Listed records:
▼▼▼

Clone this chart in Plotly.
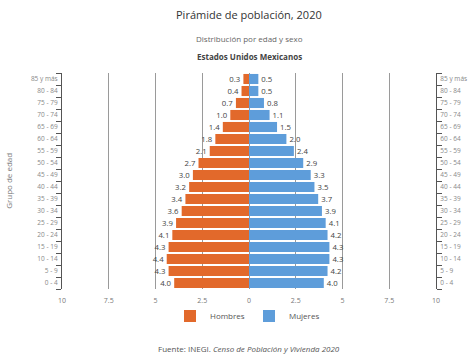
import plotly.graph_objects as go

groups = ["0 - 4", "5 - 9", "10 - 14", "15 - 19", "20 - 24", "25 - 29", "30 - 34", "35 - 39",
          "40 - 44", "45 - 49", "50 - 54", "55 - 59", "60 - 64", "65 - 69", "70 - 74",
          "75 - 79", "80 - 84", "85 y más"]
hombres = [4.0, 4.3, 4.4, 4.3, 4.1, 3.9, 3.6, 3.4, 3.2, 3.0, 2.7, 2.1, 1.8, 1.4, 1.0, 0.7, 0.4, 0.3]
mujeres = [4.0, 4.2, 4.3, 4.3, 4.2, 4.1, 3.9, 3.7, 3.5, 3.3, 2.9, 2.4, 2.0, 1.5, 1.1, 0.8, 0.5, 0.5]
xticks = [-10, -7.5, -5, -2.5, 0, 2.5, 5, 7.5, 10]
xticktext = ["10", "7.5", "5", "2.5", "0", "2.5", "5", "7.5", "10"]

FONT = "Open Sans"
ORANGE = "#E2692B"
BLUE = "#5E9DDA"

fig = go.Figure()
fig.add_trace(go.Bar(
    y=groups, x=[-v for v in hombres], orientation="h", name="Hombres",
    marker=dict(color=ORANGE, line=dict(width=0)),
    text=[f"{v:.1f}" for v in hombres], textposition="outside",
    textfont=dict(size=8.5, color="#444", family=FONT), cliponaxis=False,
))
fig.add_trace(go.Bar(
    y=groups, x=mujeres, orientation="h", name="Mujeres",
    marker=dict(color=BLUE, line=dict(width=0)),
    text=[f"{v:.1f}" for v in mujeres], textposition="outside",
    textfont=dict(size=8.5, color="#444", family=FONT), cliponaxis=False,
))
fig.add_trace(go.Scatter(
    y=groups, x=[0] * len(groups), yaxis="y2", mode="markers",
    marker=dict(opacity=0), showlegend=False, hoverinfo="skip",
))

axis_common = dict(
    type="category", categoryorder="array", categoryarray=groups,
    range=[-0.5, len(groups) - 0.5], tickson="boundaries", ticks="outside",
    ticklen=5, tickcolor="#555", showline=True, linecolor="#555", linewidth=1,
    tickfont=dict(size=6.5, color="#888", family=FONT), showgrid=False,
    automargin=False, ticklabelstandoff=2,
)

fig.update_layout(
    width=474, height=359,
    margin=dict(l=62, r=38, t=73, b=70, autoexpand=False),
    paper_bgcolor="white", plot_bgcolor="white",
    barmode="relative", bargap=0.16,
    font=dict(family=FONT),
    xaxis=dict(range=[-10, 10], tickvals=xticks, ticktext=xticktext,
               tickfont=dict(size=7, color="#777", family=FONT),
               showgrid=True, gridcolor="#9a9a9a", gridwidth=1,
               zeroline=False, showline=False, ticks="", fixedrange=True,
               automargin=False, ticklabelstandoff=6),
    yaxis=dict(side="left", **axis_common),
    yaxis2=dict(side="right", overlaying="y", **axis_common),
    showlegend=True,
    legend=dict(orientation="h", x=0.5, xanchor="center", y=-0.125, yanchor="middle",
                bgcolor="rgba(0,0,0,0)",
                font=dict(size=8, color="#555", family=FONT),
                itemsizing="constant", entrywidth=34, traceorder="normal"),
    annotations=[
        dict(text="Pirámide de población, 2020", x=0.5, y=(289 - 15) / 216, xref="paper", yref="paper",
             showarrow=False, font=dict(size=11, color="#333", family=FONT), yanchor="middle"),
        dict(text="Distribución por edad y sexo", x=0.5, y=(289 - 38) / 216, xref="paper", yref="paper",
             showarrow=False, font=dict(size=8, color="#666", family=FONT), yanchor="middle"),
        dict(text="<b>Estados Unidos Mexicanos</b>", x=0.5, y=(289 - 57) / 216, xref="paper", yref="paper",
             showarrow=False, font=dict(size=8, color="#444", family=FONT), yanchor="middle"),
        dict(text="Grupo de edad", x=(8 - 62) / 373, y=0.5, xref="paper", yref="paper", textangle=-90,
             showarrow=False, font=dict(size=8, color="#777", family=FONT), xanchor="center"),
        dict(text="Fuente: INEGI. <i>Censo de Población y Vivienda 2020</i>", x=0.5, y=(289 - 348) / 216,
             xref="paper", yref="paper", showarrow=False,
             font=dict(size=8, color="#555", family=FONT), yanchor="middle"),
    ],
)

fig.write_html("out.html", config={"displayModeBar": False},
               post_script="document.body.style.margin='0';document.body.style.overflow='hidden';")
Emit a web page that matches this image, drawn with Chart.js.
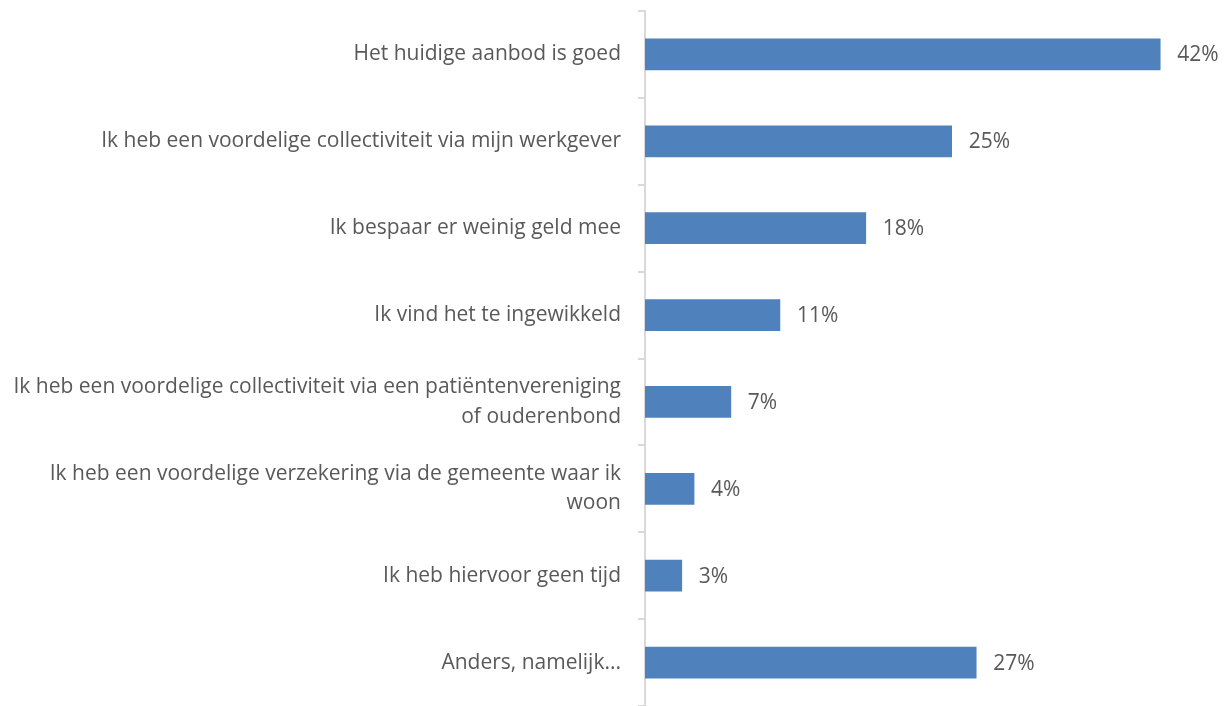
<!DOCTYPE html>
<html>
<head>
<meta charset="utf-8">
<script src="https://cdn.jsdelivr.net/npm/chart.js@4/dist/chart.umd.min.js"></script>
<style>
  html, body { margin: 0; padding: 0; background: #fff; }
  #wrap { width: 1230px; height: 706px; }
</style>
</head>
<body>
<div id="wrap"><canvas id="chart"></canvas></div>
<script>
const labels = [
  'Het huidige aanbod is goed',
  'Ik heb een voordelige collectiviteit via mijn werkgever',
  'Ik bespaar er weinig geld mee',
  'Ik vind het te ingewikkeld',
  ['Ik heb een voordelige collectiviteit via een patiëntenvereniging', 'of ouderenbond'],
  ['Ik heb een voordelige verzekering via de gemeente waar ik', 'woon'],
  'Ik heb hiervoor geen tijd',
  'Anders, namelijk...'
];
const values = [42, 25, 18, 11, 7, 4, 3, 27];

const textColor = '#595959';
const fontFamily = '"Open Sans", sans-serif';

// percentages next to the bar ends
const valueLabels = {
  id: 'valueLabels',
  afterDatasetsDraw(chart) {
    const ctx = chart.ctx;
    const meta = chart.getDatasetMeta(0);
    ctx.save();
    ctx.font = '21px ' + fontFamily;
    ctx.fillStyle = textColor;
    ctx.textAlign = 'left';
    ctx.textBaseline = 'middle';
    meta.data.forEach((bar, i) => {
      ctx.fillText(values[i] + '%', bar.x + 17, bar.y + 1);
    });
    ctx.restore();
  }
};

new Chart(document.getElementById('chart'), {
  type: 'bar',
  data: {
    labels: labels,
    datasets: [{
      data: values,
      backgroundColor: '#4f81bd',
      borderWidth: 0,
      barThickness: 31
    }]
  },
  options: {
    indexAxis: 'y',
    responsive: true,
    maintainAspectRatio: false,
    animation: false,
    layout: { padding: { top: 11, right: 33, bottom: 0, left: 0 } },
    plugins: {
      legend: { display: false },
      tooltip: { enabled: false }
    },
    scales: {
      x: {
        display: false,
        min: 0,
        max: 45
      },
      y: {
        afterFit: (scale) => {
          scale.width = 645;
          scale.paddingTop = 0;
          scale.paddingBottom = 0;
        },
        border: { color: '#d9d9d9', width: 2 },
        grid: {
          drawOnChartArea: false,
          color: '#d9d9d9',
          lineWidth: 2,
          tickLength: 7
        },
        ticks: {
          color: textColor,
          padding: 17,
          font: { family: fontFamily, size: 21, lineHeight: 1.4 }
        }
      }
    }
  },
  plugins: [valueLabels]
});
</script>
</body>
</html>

▲▲▲

What to work on:
Copy the material exactly. Do not include the pictures.

Full output:
Clone this chart in Plotly.
import plotly.graph_objects as go

groups = ["0 - 4", "5 - 9", "10 - 14", "15 - 19", "20 - 24", "25 - 29", "30 - 34", "35 - 39",
          "40 - 44", "45 - 49", "50 - 54", "55 - 59", "60 - 64", "65 - 69", "70 - 74",
          "75 - 79", "80 - 84", "85 y más"]
hombres = [4.0, 4.3, 4.4, 4.3, 4.1, 3.9, 3.6, 3.4, 3.2, 3.0, 2.7, 2.1, 1.8, 1.4, 1.0, 0.7, 0.4, 0.3]
mujeres = [4.0, 4.2, 4.3, 4.3, 4.2, 4.1, 3.9, 3.7, 3.5, 3.3, 2.9, 2.4, 2.0, 1.5, 1.1, 0.8, 0.5, 0.5]
xticks = [-10, -7.5, -5, -2.5, 0, 2.5, 5, 7.5, 10]
xticktext = ["10", "7.5", "5", "2.5", "0", "2.5", "5", "7.5", "10"]

FONT = "Open Sans"
ORANGE = "#E2692B"
BLUE = "#5E9DDA"

fig = go.Figure()
fig.add_trace(go.Bar(
    y=groups, x=[-v for v in hombres], orientation="h", name="Hombres",
    marker=dict(color=ORANGE, line=dict(width=0)),
    text=[f"{v:.1f}" for v in hombres], textposition="outside",
    textfont=dict(size=8.5, color="#444", family=FONT), cliponaxis=False,
))
fig.add_trace(go.Bar(
    y=groups, x=mujeres, orientation="h", name="Mujeres",
    marker=dict(color=BLUE, line=dict(width=0)),
    text=[f"{v:.1f}" for v in mujeres], textposition="outside",
    textfont=dict(size=8.5, color="#444", family=FONT), cliponaxis=False,
))
fig.add_trace(go.Scatter(
    y=groups, x=[0] * len(groups), yaxis="y2", mode="markers",
    marker=dict(opacity=0), showlegend=False, hoverinfo="skip",
))

axis_common = dict(
    type="category", categoryorder="array", categoryarray=groups,
    range=[-0.5, len(groups) - 0.5], tickson="boundaries", ticks="outside",
    ticklen=5, tickcolor="#555", showline=True, linecolor="#555", linewidth=1,
    tickfont=dict(size=6.5, color="#888", family=FONT), showgrid=False,
    automargin=False, ticklabelstandoff=2,
)

fig.update_layout(
    width=474, height=359,
    margin=dict(l=62, r=38, t=73, b=70, autoexpand=False),
    paper_bgcolor="white", plot_bgcolor="white",
    barmode="relative", bargap=0.16,
    font=dict(family=FONT),
    xaxis=dict(range=[-10, 10], tickvals=xticks, ticktext=xticktext,
               tickfont=dict(size=7, color="#777", family=FONT),
               showgrid=True, gridcolor="#9a9a9a", gridwidth=1,
               zeroline=False, showline=False, ticks="", fixedrange=True,
               automargin=False, ticklabelstandoff=6),
    yaxis=dict(side="left", **axis_common),
    yaxis2=dict(side="right", overlaying="y", **axis_common),
    showlegend=True,
    legend=dict(orientation="h", x=0.5, xanchor="center", y=-0.125, yanchor="middle",
                bgcolor="rgba(0,0,0,0)",
                font=dict(size=8, color="#555", family=FONT),
                itemsizing="constant", entrywidth=34, traceorder="normal"),
    annotations=[
        dict(text="Pirámide de población, 2020", x=0.5, y=(289 - 15) / 216, xref="paper", yref="paper",
             showarrow=False, font=dict(size=11, color="#333", family=FONT), yanchor="middle"),
        dict(text="Distribución por edad y sexo", x=0.5, y=(289 - 38) / 216, xref="paper", yref="paper",
             showarrow=False, font=dict(size=8, color="#666", family=FONT), yanchor="middle"),
        dict(text="<b>Estados Unidos Mexicanos</b>", x=0.5, y=(289 - 57) / 216, xref="paper", yref="paper",
             showarrow=False, font=dict(size=8, color="#444", family=FONT), yanchor="middle"),
        dict(text="Grupo de edad", x=(8 - 62) / 373, y=0.5, xref="paper", yref="paper", textangle=-90,
             showarrow=False, font=dict(size=8, color="#777", family=FONT), xanchor="center"),
        dict(text="Fuente: INEGI. <i>Censo de Población y Vivienda 2020</i>", x=0.5, y=(289 - 348) / 216,
             xref="paper", yref="paper", showarrow=False,
             font=dict(size=8, color="#555", family=FONT), yanchor="middle"),
    ],
)

fig.write_html("out.html", config={"displayModeBar": False},
               post_script="document.body.style.margin='0';document.body.style.overflow='hidden';")
Emit a web page that matches this image, drawn with Chart.js.
<!DOCTYPE html>
<html>
<head>
<meta charset="utf-8">
<script src="https://cdn.jsdelivr.net/npm/chart.js@4/dist/chart.umd.min.js"></script>
<style>
  html, body { margin: 0; padding: 0; background: #fff; }
  #wrap { width: 1230px; height: 706px; }
</style>
</head>
<body>
<div id="wrap"><canvas id="chart"></canvas></div>
<script>
const labels = [
  'Het huidige aanbod is goed',
  'Ik heb een voordelige collectiviteit via mijn werkgever',
  'Ik bespaar er weinig geld mee',
  'Ik vind het te ingewikkeld',
  ['Ik heb een voordelige collectiviteit via een patiëntenvereniging', 'of ouderenbond'],
  ['Ik heb een voordelige verzekering via de gemeente waar ik', 'woon'],
  'Ik heb hiervoor geen tijd',
  'Anders, namelijk...'
];
const values = [42, 25, 18, 11, 7, 4, 3, 27];

const textColor = '#595959';
const fontFamily = '"Open Sans", sans-serif';

// percentages next to the bar ends
const valueLabels = {
  id: 'valueLabels',
  afterDatasetsDraw(chart) {
    const ctx = chart.ctx;
    const meta = chart.getDatasetMeta(0);
    ctx.save();
    ctx.font = '21px ' + fontFamily;
    ctx.fillStyle = textColor;
    ctx.textAlign = 'left';
    ctx.textBaseline = 'middle';
    meta.data.forEach((bar, i) => {
      ctx.fillText(values[i] + '%', bar.x + 17, bar.y + 1);
    });
    ctx.restore();
  }
};

new Chart(document.getElementById('chart'), {
  type: 'bar',
  data: {
    labels: labels,
    datasets: [{
      data: values,
      backgroundColor: '#4f81bd',
      borderWidth: 0,
      barThickness: 31
    }]
  },
  options: {
    indexAxis: 'y',
    responsive: true,
    maintainAspectRatio: false,
    animation: false,
    layout: { padding: { top: 11, right: 33, bottom: 0, left: 0 } },
    plugins: {
      legend: { display: false },
      tooltip: { enabled: false }
    },
    scales: {
      x: {
        display: false,
        min: 0,
        max: 45
      },
      y: {
        afterFit: (scale) => {
          scale.width = 645;
          scale.paddingTop = 0;
          scale.paddingBottom = 0;
        },
        border: { color: '#d9d9d9', width: 2 },
        grid: {
          drawOnChartArea: false,
          color: '#d9d9d9',
          lineWidth: 2,
          tickLength: 7
        },
        ticks: {
          color: textColor,
          padding: 17,
          font: { family: fontFamily, size: 21, lineHeight: 1.4 }
        }
      }
    }
  },
  plugins: [valueLabels]
});
</script>
</body>
</html>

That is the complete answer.